Au-delà du plafond de verre éclaté, Mathilde Hountchégnon se dit inspirée par la personnalité, le charisme et l’engagement de la nouvelle sénatrice : «Le fait d’avoir une femme qui me ressemble, qui occupe des postes importants, qui continue à rester elle-même dans ce qu’on peut percevoir et qui continue à être proche des gens; elle donne beaucoup d’espoir.»
Les parcours comme ceux de Mme Clement et de Mme Jean rappellent qu’il existe un univers de possibles et qu’on peut faire les choses «à sa propre façon, dans un milieu plutôt masculin ou dans un milieu où les gens ne nous ressemblent pas forcément.
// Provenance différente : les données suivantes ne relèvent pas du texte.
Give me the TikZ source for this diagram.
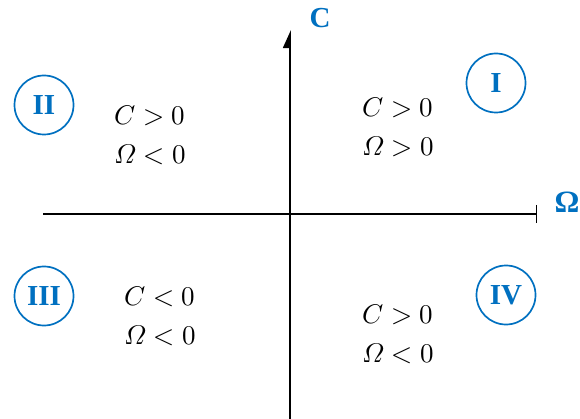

Il n’y a pas vraiment de limite», ajoute l’animatrice-productrice.
Avant de briser des plafonds de verre, il faut savoir prendre sa place, témoigne enfin Djennie Laguerre. L’autrice, actrice et conteuse, active dans l’univers théâtral ontarien depuis plus de 15 ans, a appris de la dramaturge et professeure d’université Djanet Sears, pionnière dans le monde du théâtre canadien, à s’exprimer, qu’importe la langue : «C’est elle qui m’a encouragé à écrire dans ma voix.»
C’est de telles voix dont plusieurs ont besoin, estime Mathilde Hountchégnon. «C’est important, la représentation. Ces femmes pavent leur chemin pour les autres», et ce, au-delà des idées politiques. «C’est trop important […] Je ne sais pas si elles se rendent compte à quel point elles peuvent marquer les autres. Le rôle est énorme, au-delà de leur personne.»